I've been tweaking this essay for a while now and it just doesn't want to make sense... that was a ridiculous statement, it's my fault, not the essay's, if it doesn't make sense. I know it needs to be reorganized but I'm not sure where to go from here. Any comments or criticisms of any kind are greatly appreciated.
The footnotes didn't copy over from word, so if you want to know more about my citations let me know
Proclaimed by many critics as Modernist poetry's great paradigmatic work, The Waste Land (1922) exemplifies what T. S. Eliot calls "the mythical method," a process of structure that connects parallel symbols and images from literary history with present-day symbols and images. The disjunction between one moment and the next, as well as between seemingly random images, is akin to the mental state during a dream as described by the psychoanalyst Sigmund Freud in The Interpretation of Dreams. Because readers cannot rely on time to map out the poem's order for them, they must find order in Eliot's complex imagery, which consists of allusions to historical texts and of ambiguous symbols much like those found in dreams. A Freudian perspective brings the reader an understanding of its meaning that agrees with its dream-like organization and concepts.
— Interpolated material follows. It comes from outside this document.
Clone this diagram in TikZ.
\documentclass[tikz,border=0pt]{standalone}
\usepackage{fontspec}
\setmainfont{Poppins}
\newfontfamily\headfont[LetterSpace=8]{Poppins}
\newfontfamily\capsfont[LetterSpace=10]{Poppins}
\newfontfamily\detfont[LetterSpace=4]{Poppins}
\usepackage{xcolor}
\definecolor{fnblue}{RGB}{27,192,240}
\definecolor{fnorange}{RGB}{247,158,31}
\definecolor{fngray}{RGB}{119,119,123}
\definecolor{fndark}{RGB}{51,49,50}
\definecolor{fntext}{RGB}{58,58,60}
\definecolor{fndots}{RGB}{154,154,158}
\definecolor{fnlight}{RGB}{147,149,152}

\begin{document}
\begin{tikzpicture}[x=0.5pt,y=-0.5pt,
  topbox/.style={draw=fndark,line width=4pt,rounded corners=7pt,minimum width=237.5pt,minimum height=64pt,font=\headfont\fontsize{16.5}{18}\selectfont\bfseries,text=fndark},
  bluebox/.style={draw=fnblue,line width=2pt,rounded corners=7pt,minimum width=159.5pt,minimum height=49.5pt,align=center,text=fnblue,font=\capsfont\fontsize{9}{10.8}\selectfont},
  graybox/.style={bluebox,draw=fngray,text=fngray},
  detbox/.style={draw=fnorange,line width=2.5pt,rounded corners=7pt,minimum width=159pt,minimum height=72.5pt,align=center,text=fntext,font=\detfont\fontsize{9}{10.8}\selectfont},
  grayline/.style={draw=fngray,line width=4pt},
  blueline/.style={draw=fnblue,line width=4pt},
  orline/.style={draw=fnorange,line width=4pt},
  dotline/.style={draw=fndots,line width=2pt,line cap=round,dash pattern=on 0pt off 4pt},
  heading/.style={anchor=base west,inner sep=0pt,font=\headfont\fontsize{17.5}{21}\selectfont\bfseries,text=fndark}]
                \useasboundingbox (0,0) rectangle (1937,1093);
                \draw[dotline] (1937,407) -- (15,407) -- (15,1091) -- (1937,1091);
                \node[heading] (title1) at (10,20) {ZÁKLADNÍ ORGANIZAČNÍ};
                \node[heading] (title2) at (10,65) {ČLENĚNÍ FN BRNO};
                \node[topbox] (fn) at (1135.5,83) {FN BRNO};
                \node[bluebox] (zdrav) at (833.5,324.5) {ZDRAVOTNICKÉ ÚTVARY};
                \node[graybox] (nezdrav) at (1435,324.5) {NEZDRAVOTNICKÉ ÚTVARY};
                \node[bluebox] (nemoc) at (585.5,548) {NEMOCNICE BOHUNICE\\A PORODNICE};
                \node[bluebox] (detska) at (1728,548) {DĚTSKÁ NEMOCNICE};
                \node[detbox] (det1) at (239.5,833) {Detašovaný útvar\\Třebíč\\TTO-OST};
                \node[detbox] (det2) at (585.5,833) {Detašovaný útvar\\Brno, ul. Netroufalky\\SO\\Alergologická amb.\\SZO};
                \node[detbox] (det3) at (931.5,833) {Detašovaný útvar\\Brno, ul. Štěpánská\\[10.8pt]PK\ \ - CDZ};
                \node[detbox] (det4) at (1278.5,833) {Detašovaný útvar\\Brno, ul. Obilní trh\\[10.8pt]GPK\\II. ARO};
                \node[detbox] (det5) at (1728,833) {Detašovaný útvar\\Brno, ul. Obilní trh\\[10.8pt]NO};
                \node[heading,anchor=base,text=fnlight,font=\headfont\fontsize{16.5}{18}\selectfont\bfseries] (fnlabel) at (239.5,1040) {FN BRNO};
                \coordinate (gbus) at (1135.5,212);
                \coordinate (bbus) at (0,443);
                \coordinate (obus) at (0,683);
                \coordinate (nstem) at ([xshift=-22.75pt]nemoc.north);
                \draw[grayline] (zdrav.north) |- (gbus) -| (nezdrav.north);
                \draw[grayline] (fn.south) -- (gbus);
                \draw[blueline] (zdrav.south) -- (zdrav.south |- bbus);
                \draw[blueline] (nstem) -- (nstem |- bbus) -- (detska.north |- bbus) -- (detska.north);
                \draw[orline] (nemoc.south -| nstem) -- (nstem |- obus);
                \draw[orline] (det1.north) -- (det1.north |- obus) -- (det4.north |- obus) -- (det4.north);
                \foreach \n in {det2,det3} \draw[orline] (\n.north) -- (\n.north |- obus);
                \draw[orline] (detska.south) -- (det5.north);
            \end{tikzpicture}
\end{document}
The poem's language does not coincide with the functions of the human brain in its conscious state; according to Freud, the unconscious thoughts expressed in our dreams possess a language of their own, "The dream-thoughts and the dream-content present themselves as two descriptions of the same content in two different languages; or, to put it more clearly, the dream-content appears to us as a translation of the dream-thoughts into another mode of expression." For the purpose of a Freudian interpretation of The Waste Land , "dream-content" refers to the text of the poem as Eliot presents it to the reader (including his extensive notes), and "dream-thoughts" are the original ideas and narrative concepts behind the language that Eliot uses to obscure them.
Throughout the poem, the concepts of fertility and vitality are manifested as symbols of vegetation and moisture: "And the dead tree gives no shelter, the cricket no relief / And the dry stone no sound of water."(23-24) Approaching these visual images with Freud's concept of displacement in mind, the reader must form psychological connections between elements of the poem by attaching the same meaning found in other elements. "Breeding" is paralleled with "rain" at the beginning of the poem, so the "dry stone with no sound of water" represents a state of infertility that shows no signs of restoration. The poem's theme of regeneration can only be perceived if the abstract connotations of the first stanza are repeatedly applied to concrete images.
The organization of the poem into five seasons, beginning and ending with Spring, alludes to the cyclical nature of fertility. However, each of the many scenes depicted in each section takes place in its own detached place in time, and there is no implication that the events of the abrupt narratives have any causal effect on each other. The Summer section makes no mention of the tarot reading and street encounter of the first Spring section, nor do its events unfold sequentially: one moment the narrator is being asked question after question by an unnamed woman, and without so much as a word to signify a narrative transition the dialogue switches to one between the narrator and Lil. In the final lines of the section the speaker is no longer talking to Lil but saying goodnight to Bill, Lou and May, and the verse concludes with the voice of Hamlet's Ophelia. The poem's structure does not build toward a climax, nor does the narrator take a moment to reflect upon the preceding action. The fact that time does not perform its developmental purpose parallels the idea of a malfunctioning fertility cycle.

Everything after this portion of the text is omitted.